## Start
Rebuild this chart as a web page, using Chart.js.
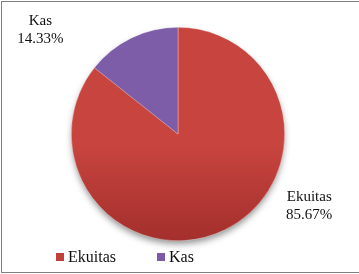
<!DOCTYPE html>
<html>
<head>
<meta charset="utf-8">
<script src="https://cdn.jsdelivr.net/npm/chart.js@4.4.0/dist/chart.umd.min.js"></script>
<style>
  html, body { margin: 0; padding: 0; background: #fff; }
  #wrap { position: relative; width: 359px; height: 274px; overflow: hidden; }
  #frame {
    position: absolute; left: 1px; top: 1px; width: 370px; height: 270px;
    border: 1px solid #7f7f7f; border-right: none; pointer-events: none;
  }
  canvas { position: absolute; left: 0; top: 0; }
  #legend {
    position: absolute; left: 56px; top: 248px;
    font-family: "Liberation Serif", "Times New Roman", serif; font-size: 16px; color: #111;
    display: flex; gap: 41px; white-space: nowrap;
  }
  #legend span.item { display: flex; align-items: center; }
  #legend i { display: inline-block; width: 8px; height: 8px; margin-right: 4px; }
</style>
</head>
<body>
<div id="wrap">
  <canvas id="pie" width="359" height="274"></canvas>
  <div id="legend"></div>
  <div id="frame"></div>
</div>
<script>
// data
const categories = ['Ekuitas', 'Kas'];
const shares = [85.67, 14.33];
const shareLabels = ['85.67%', '14.33%'];
const colorsTop = ['#c8443f', '#7d5ca8'];
const colorsBottom = ['#a32f2c', '#7654a2'];
const legendColors = ['#c0403c', '#7b5aa6'];

// where each data label sits, relative to the pie centre (in radii)
const labelOffsets = [
  { x: 1.23, y: 0.68 },   // Ekuitas
  { x: -1.29, y: -0.97 }  // Kas
];

const serif = '"Liberation Serif", "Times New Roman", serif';

/* legend as html */
const legendEl = document.getElementById('legend');
categories.forEach((c, i) => {
  const s = document.createElement('span');
  s.className = 'item';
  s.innerHTML = '<i style="background:' + legendColors[i] + '"></i>' + c;
  legendEl.appendChild(s);
});

/* soft shadow under the pie */
const pieShadow = {
  id: 'pieShadow',
  beforeDatasetsDraw(chart) {
    const arc = chart.getDatasetMeta(0).data[0];
    if (!arc) return;
    const ctx = chart.ctx;
    ctx.save();
    ctx.shadowColor = 'rgba(0,0,0,0.45)';
    ctx.shadowBlur = 7;
    ctx.shadowOffsetY = 4;
    ctx.fillStyle = '#a32f2c';
    ctx.beginPath();
    ctx.arc(arc.x, arc.y, arc.outerRadius - 1, 0, Math.PI * 2);
    ctx.fill();
    ctx.restore();
  }
};

/* outside labels: category + percentage */
const outLabels = {
  id: 'outLabels',
  afterDatasetsDraw(chart) {
    const ctx = chart.ctx;
    const meta = chart.getDatasetMeta(0);
    ctx.save();
    ctx.font = '15px ' + serif;
    ctx.fillStyle = '#111';
    ctx.textAlign = 'center';
    ctx.textBaseline = 'middle';
    meta.data.forEach((arc, i) => {
      const r = arc.outerRadius;
      const x = arc.x + labelOffsets[i].x * r;
      const y = arc.y + labelOffsets[i].y * r;
      ctx.fillText(categories[i], x, y - 9);
      ctx.fillText(shareLabels[i], x, y + 9);
    });
    ctx.restore();
  }
};

function sliceFill(context) {
  const chart = context.chart;
  const area = chart.chartArea;
  const i = context.dataIndex;
  if (!area) return colorsTop[i];
  const g = chart.ctx.createLinearGradient(0, area.top, 0, area.bottom);
  g.addColorStop(0, colorsTop[i]);
  g.addColorStop(0.55, colorsTop[i]);
  g.addColorStop(1, colorsBottom[i]);
  return g;
}

new Chart(document.getElementById('pie'), {
  type: 'pie',
  data: {
    labels: categories,
    datasets: [{
      data: shares,
      backgroundColor: sliceFill,
      borderWidth: 0.6,
      borderColor: 'rgba(255,255,255,0.5)'
    }]
  },
  options: {
    responsive: false,
    animation: false,
    events: [],
    layout: { padding: { top: 27, bottom: 33, left: 0, right: 3 } },
    plugins: {
      legend: { display: false },
      tooltip: { enabled: false }
    }
  },
  plugins: [pieShadow, outLabels]
});
</script>
</body>
</html>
## End
> Required task: Quote every line word for word and keep the images out of the copy.

> Answer to this problem:
Rebuild this chart as a web page, using Chart.js.
<!DOCTYPE html>
<html>
<head>
<meta charset="utf-8">
<script src="https://cdn.jsdelivr.net/npm/chart.js@4.4.0/dist/chart.umd.min.js"></script>
<style>
  html, body { margin: 0; padding: 0; background: #fff; }
  #wrap { position: relative; width: 359px; height: 274px; overflow: hidden; }
  #frame {
    position: absolute; left: 1px; top: 1px; width: 370px; height: 270px;
    border: 1px solid #7f7f7f; border-right: none; pointer-events: none;
  }
  canvas { position: absolute; left: 0; top: 0; }
  #legend {
    position: absolute; left: 56px; top: 248px;
    font-family: "Liberation Serif", "Times New Roman", serif; font-size: 16px; color: #111;
    display: flex; gap: 41px; white-space: nowrap;
  }
  #legend span.item { display: flex; align-items: center; }
  #legend i { display: inline-block; width: 8px; height: 8px; margin-right: 4px; }
</style>
</head>
<body>
<div id="wrap">
  <canvas id="pie" width="359" height="274"></canvas>
  <div id="legend"></div>
  <div id="frame"></div>
</div>
<script>
// data
const categories = ['Ekuitas', 'Kas'];
const shares = [85.67, 14.33];
const shareLabels = ['85.67%', '14.33%'];
const colorsTop = ['#c8443f', '#7d5ca8'];
const colorsBottom = ['#a32f2c', '#7654a2'];
const legendColors = ['#c0403c', '#7b5aa6'];

// where each data label sits, relative to the pie centre (in radii)
const labelOffsets = [
  { x: 1.23, y: 0.68 },   // Ekuitas
  { x: -1.29, y: -0.97 }  // Kas
];

const serif = '"Liberation Serif", "Times New Roman", serif';

/* legend as html */
const legendEl = document.getElementById('legend');
categories.forEach((c, i) => {
  const s = document.createElement('span');
  s.className = 'item';
  s.innerHTML = '<i style="background:' + legendColors[i] + '"></i>' + c;
  legendEl.appendChild(s);
});

/* soft shadow under the pie */
const pieShadow = {
  id: 'pieShadow',
  beforeDatasetsDraw(chart) {
    const arc = chart.getDatasetMeta(0).data[0];
    if (!arc) return;
    const ctx = chart.ctx;
    ctx.save();
    ctx.shadowColor = 'rgba(0,0,0,0.45)';
    ctx.shadowBlur = 7;
    ctx.shadowOffsetY = 4;
    ctx.fillStyle = '#a32f2c';
    ctx.beginPath();
    ctx.arc(arc.x, arc.y, arc.outerRadius - 1, 0, Math.PI * 2);
    ctx.fill();
    ctx.restore();
  }
};

/* outside labels: category + percentage */
const outLabels = {
  id: 'outLabels',
  afterDatasetsDraw(chart) {
    const ctx = chart.ctx;
    const meta = chart.getDatasetMeta(0);
    ctx.save();
    ctx.font = '15px ' + serif;
    ctx.fillStyle = '#111';
    ctx.textAlign = 'center';
    ctx.textBaseline = 'middle';
    meta.data.forEach((arc, i) => {
      const r = arc.outerRadius;
      const x = arc.x + labelOffsets[i].x * r;
      const y = arc.y + labelOffsets[i].y * r;
      ctx.fillText(categories[i], x, y - 9);
      ctx.fillText(shareLabels[i], x, y + 9);
    });
    ctx.restore();
  }
};

function sliceFill(context) {
  const chart = context.chart;
  const area = chart.chartArea;
  const i = context.dataIndex;
  if (!area) return colorsTop[i];
  const g = chart.ctx.createLinearGradient(0, area.top, 0, area.bottom);
  g.addColorStop(0, colorsTop[i]);
  g.addColorStop(0.55, colorsTop[i]);
  g.addColorStop(1, colorsBottom[i]);
  return g;
}

new Chart(document.getElementById('pie'), {
  type: 'pie',
  data: {
    labels: categories,
    datasets: [{
      data: shares,
      backgroundColor: sliceFill,
      borderWidth: 0.6,
      borderColor: 'rgba(255,255,255,0.5)'
    }]
  },
  options: {
    responsive: false,
    animation: false,
    events: [],
    layout: { padding: { top: 27, bottom: 33, left: 0, right: 3 } },
    plugins: {
      legend: { display: false },
      tooltip: { enabled: false }
    }
  },
  plugins: [pieShadow, outLabels]
});
</script>
</body>
</html>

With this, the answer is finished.